Well, the first thing I found out is that there was no way to make a dado. The fence would not adjust behind the center of the spindle, and precious little in front of it. Who makes a dado with a shaper anyway? Well, I got my drill and tap out (aluminum rascal) and now the fence will move a respectable, if not optimal distance. 

My first project with it was to make some drawers for my new workbench. Having finally got the dados cut for the bottoms, I got out my newly acquired drawer lock bit. Lo and behold, a 2" tall fence does not lend itself well to running stock vertically. 
After making and installing a 5" fence, I found that Sears wasn't to particular about how square the fence was to the table, after all, only 2" high, how far off can it get? After a few hours of reviewing the Craftsman peoples lineage, I finally got the fence squared up and got my drawers made.
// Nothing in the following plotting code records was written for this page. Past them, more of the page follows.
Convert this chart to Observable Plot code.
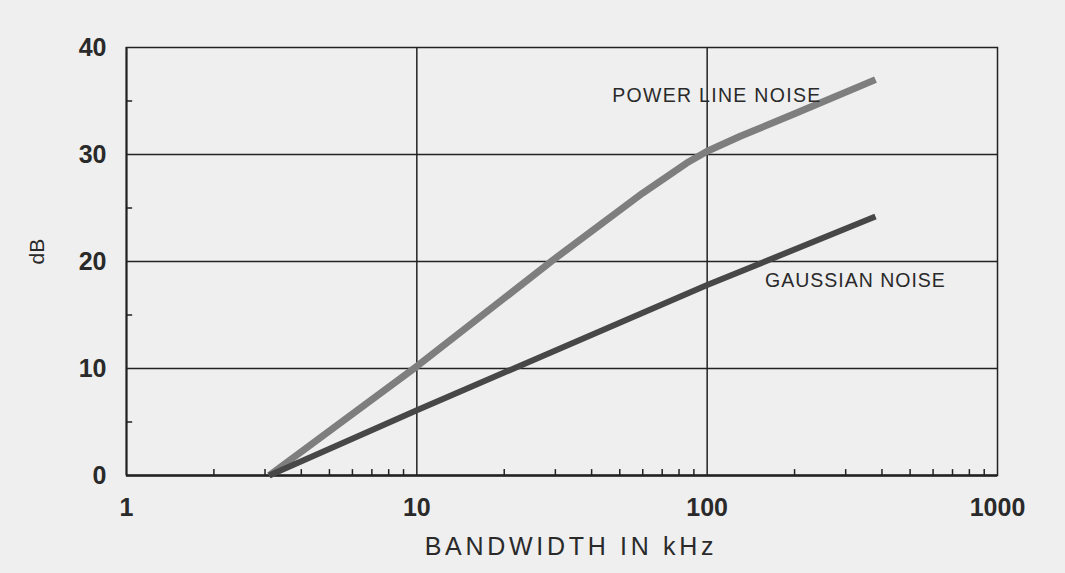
<!DOCTYPE html>
<html>
<head>
<meta charset="utf-8">
<script src="https://cdn.jsdelivr.net/npm/d3@7"></script>
<script src="https://cdn.jsdelivr.net/npm/@observablehq/plot@0.6"></script>
<style>
  html, body { margin: 0; padding: 0; background: #efefef; }
  #chart svg { display: block; }
</style>
</head>
<body>
<div id="chart"></div>
<script>
// Data (bandwidth in kHz -> dB)
const powerBandwidth = [3.1, 10, 30, 60, 85, 100, 130, 200, 380];
const powerDb        = [0, 10.2, 20.3, 26.4, 29.2, 30.3, 31.7, 33.8, 37];
const gaussBandwidth = [3.1, 10, 100, 380];
const gaussDb        = [0, 6.1, 17.8, 24.2];

const seriesNames  = ["POWER LINE NOISE", "GAUSSIAN NOISE"];
const labelBandwidth = [108, 324];
const labelDb        = [35.5, 18.2];

const xTicks = [1, 10, 100, 1000];
const xMinorTicks = [2, 3, 4, 5, 6, 7, 8, 9, 20, 30, 40, 50, 60, 70, 80, 90, 200, 300, 400, 500, 600, 700, 800, 900];
const yTicks = [0, 10, 20, 30, 40];
const yMinorTicks = [5, 15, 25, 35];
const xGrid = [10, 100];
const yGrid = [10, 20, 30];

const xTitle = "BANDWIDTH IN kHz";
const yTitle = "dB";

const power = powerBandwidth.map((x, i) => ({x, y: powerDb[i]}));
const gauss = gaussBandwidth.map((x, i) => ({x, y: gaussDb[i]}));
const labels = seriesNames.map((name, i) => ({name, x: labelBandwidth[i], y: labelDb[i]}));

const ink = "#222";
const font = "Liberation Sans, Arial, Helvetica, sans-serif";

const chart = Plot.plot({
  width: 1065,
  height: 573,
  marginLeft: 126,
  marginRight: 68,
  marginTop: 47,
  marginBottom: 98,
  style: {background: "#efefef", fontFamily: font, color: ink},
  x: {type: "log", domain: [1, 1000], axis: null},
  y: {domain: [0, 40], axis: null},
  marks: [
    Plot.ruleY(yGrid, {stroke: ink, strokeWidth: 1.5}),
    Plot.ruleX(xGrid, {stroke: ink, strokeWidth: 1.5}),
    Plot.ruleX(xMinorTicks, {y1: 0, y2: 0.55, stroke: ink, strokeWidth: 1.5}),
    Plot.ruleY(yMinorTicks, {x1: 1, x2: 1.05, stroke: ink, strokeWidth: 1.5}),
    Plot.frame({stroke: ink, strokeWidth: 1.5}),
    Plot.ruleY([0], {stroke: ink, strokeWidth: 2.5}),
    Plot.ruleX([1], {stroke: ink, strokeWidth: 2}),
    Plot.line(power, {x: "x", y: "y", stroke: "#7e7e7e", strokeWidth: 7, curve: "linear", strokeLinecap: "butt", strokeLinejoin: "round"}),
    Plot.line(gauss, {x: "x", y: "y", stroke: "#474747", strokeWidth: 6, curve: "linear", strokeLinecap: "butt", strokeLinejoin: "round"}),
    Plot.text(labels, {x: "x", y: "y", text: "name", fontSize: 19.5, fill: "#2a2a2a", textAnchor: "middle", lineAnchor: "middle"}),
    Plot.axisX({ticks: xTicks, tickFormat: d => String(d), tickSize: 0, tickPadding: 23, fontSize: 25, fontWeight: "bold", fill: "#2a2a2a", label: null}),
    Plot.axisY({ticks: yTicks, tickFormat: d => String(d), tickSize: 0, tickPadding: 20, fontSize: 25, fontWeight: "bold", fill: "#2a2a2a", label: null}),
    Plot.text([xTitle], {frameAnchor: "bottom", dx: 9, dy: 71, text: d => d, fontSize: 25, fill: "#2a2a2a", lineAnchor: "middle"}),
    Plot.text([yTitle], {frameAnchor: "left", dx: -89, dy: 3, text: d => d, fontSize: 21, fill: "#2a2a2a", rotate: -90, lineAnchor: "middle"})
  ]
});

d3.select(chart).selectAll("text").each(function() {
  const t = this.textContent;
  if (t === xTitle) this.style.letterSpacing = "3.7px";
  else if (t === seriesNames[0]) this.style.letterSpacing = "1.3px";
  else if (t === seriesNames[1]) this.style.letterSpacing = "1px";
});

document.getElementById("chart").append(chart);
</script>
</body>
</html>
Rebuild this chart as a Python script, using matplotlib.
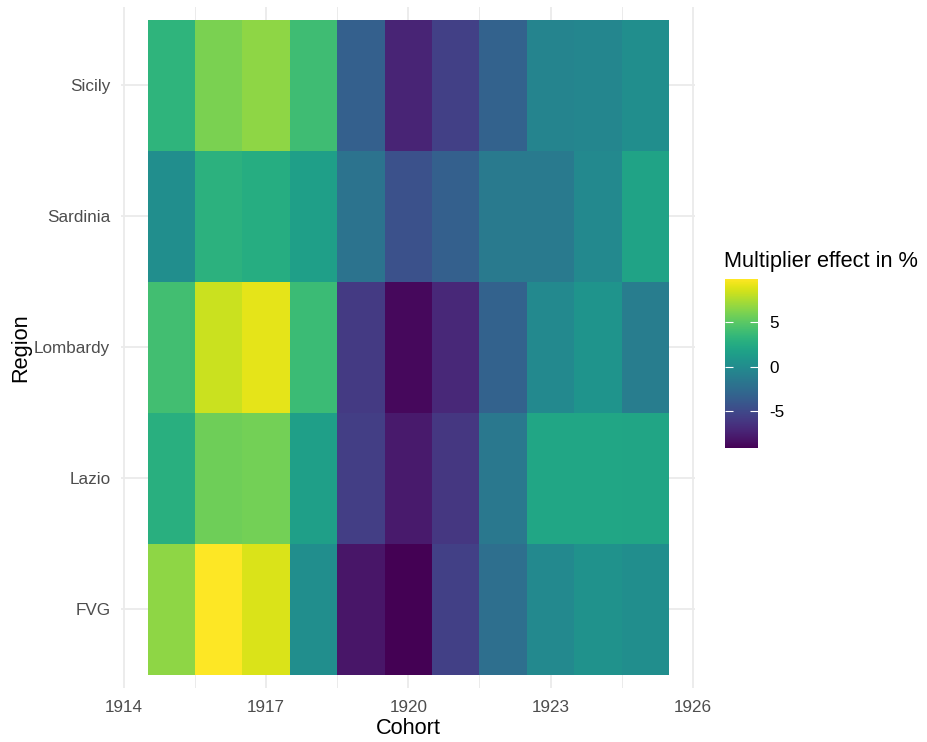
import numpy as np
import matplotlib
matplotlib.use("Agg")
import matplotlib.pyplot as plt

plt.rcParams['font.family'] = ['Liberation Sans', 'DejaVu Sans']
plt.rcParams['axes.unicode_minus'] = False

# cohorts (x) and regions (y, bottom to top)
cohorts = [1915, 1916, 1917, 1918, 1919, 1920, 1921, 1922, 1923, 1924, 1925]
regions = ["FVG", "Lazio", "Lombardy", "Sardinia", "Sicily"]

# multiplier effect in %, one list per region
fvg      = [6.6, 9.8, 8.7, 0.2, -8.0, -9.1, -5.5, -2.3, -0.2, 0.5, 0.2]
lazio    = [2.8, 5.6, 5.8, 1.5, -5.7, -7.8, -6.1, -1.5, 2.1, 2.1, 2.0]
lombardy = [4.1, 8.3, 9.0, 3.8, -5.9, -8.7, -7.0, -3.2, -0.2, 0.7, -1.2]
sardinia = [0.2, 3.0, 2.6, 1.5, -1.9, -4.4, -3.4, -1.4, -1.4, -0.2, 1.9]
sicily   = [3.2, 6.0, 6.6, 3.9, -3.4, -7.2, -5.5, -3.2, -0.6, -0.4, 0.2]

x_ticks = [1914, 1917, 1920, 1923, 1926]
cbar_ticks = [-5, 0, 5]

values = np.array([fvg, lazio, lombardy, sardinia, sicily])
x_edges = np.append(np.array(cohorts) - 0.5, cohorts[-1] + 0.5)
y_edges = np.arange(len(regions) + 1) + 0.5

fig = plt.figure(figsize=(9.27, 7.42), dpi=100)
ax = fig.add_axes([0.131, 0.0728, 0.619, 0.918])

# grid first (ggplot theme_minimal look)
grid_col = '#EBEBEB'
for v in np.arange(1914, 1926.1, 1.5):
    major = v in x_ticks
    ax.axvline(v, color=grid_col, lw=1.3 if major else 0.7, zorder=0)
for i in range(len(regions)):
    ax.axhline(i + 1, color=grid_col, lw=1.3, zorder=0)

mesh = ax.pcolormesh(x_edges, y_edges, values, cmap='viridis',
                     vmin=values.min(), vmax=values.max(), zorder=1)

span_x = x_edges[-1] - x_edges[0]
ax.set_xlim(x_edges[0] - 0.05 * span_x, x_edges[-1] + 0.05 * span_x)
ax.set_ylim(0.4, len(regions) + 0.6)
ax.set_xticks(x_ticks)
ax.set_xticklabels([str(t) for t in x_ticks])
ax.set_yticks(np.arange(1, len(regions) + 1))
ax.set_yticklabels(regions)
ax.tick_params(axis='x', length=0, labelsize=12.3, labelcolor='#4D4D4D', pad=9)
ax.tick_params(axis='y', length=0, labelsize=12.3, labelcolor='#4D4D4D', pad=8)
for s in ax.spines.values():
    s.set_visible(False)
ax.set_xlabel("Cohort", fontsize=15.7, labelpad=2)
ax.set_ylabel("Region", fontsize=15.7, labelpad=2)

# colour bar legend
cax = fig.add_axes([0.782, 0.396, 0.0356, 0.228])
cbar = fig.colorbar(mesh, cax=cax, ticks=cbar_ticks)
cbar.outline.set_visible(False)
cax.yaxis.set_ticks_position('both')
cax.tick_params(direction='in', length=6, width=0.8, color='white',
                labelsize=12.3, labelleft=False, labelright=True, pad=8)
cax.set_yticklabels([str(t) for t in cbar_ticks])
fig.text(0.781, 0.634, "Multiplier effect in %", fontsize=15.7, ha='left', va='bottom')

fig.savefig("out.png", dpi=100)
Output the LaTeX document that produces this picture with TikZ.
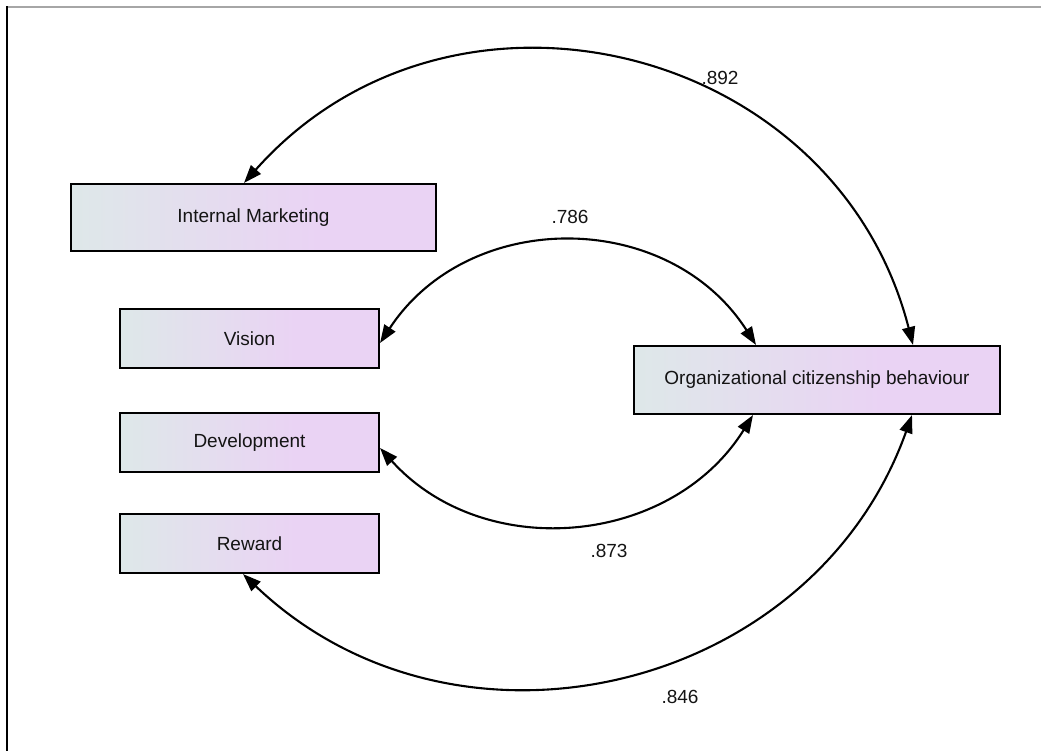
\documentclass[tikz,border=0pt]{standalone}
\usepackage{fontspec}
\setmainfont{Liberation Sans}
\usetikzlibrary{arrows.meta,calc}
\definecolor{boxleft}{RGB}{222,232,233}
\definecolor{boxright}{RGB}{234,211,244}
\definecolor{txt}{RGB}{20,20,20}
\pgfdeclarehorizontalshading{boxshade}{100bp}{color(0bp)=(boxleft); color(25bp)=(boxleft); color(59bp)=(boxright); color(100bp)=(boxright)}
\tikzset{
  var/.style={draw=black, line width=2.1pt, shading=boxshade,
    inner sep=0pt, font=\fontsize{19}{23}\selectfont, text=txt},
  cov/.style={line width=2.1pt, {Triangle[length=18pt,width=13pt]}-{Triangle[length=18pt,width=13pt]}},
  lbl/.style={font=\fontsize{19}{23}\selectfont, text=txt, inner sep=0pt}
}
\begin{document}
\begin{tikzpicture}[x=1pt,y=1pt]
\useasboundingbox (0,0) rectangle (1041,751);
\draw[gray!70, line width=2pt] (7,743.5) -- (1041,743.5);
\draw[black, line width=1.8pt] (7,744.5) -- (7,0);

\node[var, minimum width=365pt, minimum height=67pt] (im) at (253.5,533.5) {Internal Marketing};
\node[var, minimum width=259pt, minimum height=59pt] (vis) at (249.5,412.5) {Vision};
\node[var, minimum width=259pt, minimum height=59pt] (dev) at (249.5,308.5) {Development};
\node[var, minimum width=259pt, minimum height=59pt] (rew) at (249.5,207.5) {Reward};
\node[var, minimum width=366pt, minimum height=68pt] (ocb) at (817,371) {Organizational citizenship behaviour};

\coordinate (imt) at ([xshift=-9.5pt]im.north);
\coordinate (vist) at ([yshift=-4.5pt]vis.east);
\coordinate (devt) at ([yshift=-5.5pt]dev.east);
\coordinate (rewt) at ([xshift=-6.5pt]rew.south);
\coordinate (ocbtl) at ([xshift=-61pt]ocb.north);
\coordinate (ocbtr) at ([xshift=96pt]ocb.north);
\coordinate (ocbbl) at ([xshift=-64pt]ocb.south);
\coordinate (ocbbr) at ([xshift=95pt]ocb.south);

\draw[cov] (imt) to[bend left=62, looseness=1.16] (ocbtr);
\draw[cov] (vist) to[bend left=57, looseness=1.10] (ocbtl);
\draw[cov] (devt) to[bend right=53, looseness=1.06] (ocbbl);
\draw[cov] (rewt) to[bend right=57, looseness=1.10] (ocbbr);

\node[lbl] (l892) at (720,673) {.892};
\node[lbl] (l786) at (570,534) {.786};
\node[lbl] (l873) at (609,200) {.873};
\node[lbl] (l846) at (680,54) {.846};
\end{tikzpicture}
\end{document}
_Other issues:_ *No bits larger than about 2 3/4" *and that would be shakey cutting an insert that fits in a 3 1/4" opening. Shaper cutters are mostly change by dissembling the cutter. 
*Low fixed RPM*. The other poster was right, small bits don't like it at 10,000 RPM. 
*Flakey height adjustment*. This may be unique to my particular model. It uses a twist handle to lock and unlock the lift mechanism which rides on a angled cast aluminum ramp. It is tough enough to get the depth and then it changes when you tighten it down.
*Depth adjustment range is less than an inch*. I suspect people who use it as a shaper use spacers to get close and then fine tune somewhat to final depth.
IMHO if you like one trick ponies, go for the shaper. If you want flexibility, the table is the way to do it.

The thing is a Craftsman Router/Shaper, In my opinion is really neither.


Thanks for letting me vent this. It is way to long now, will post what I need and would like in another post.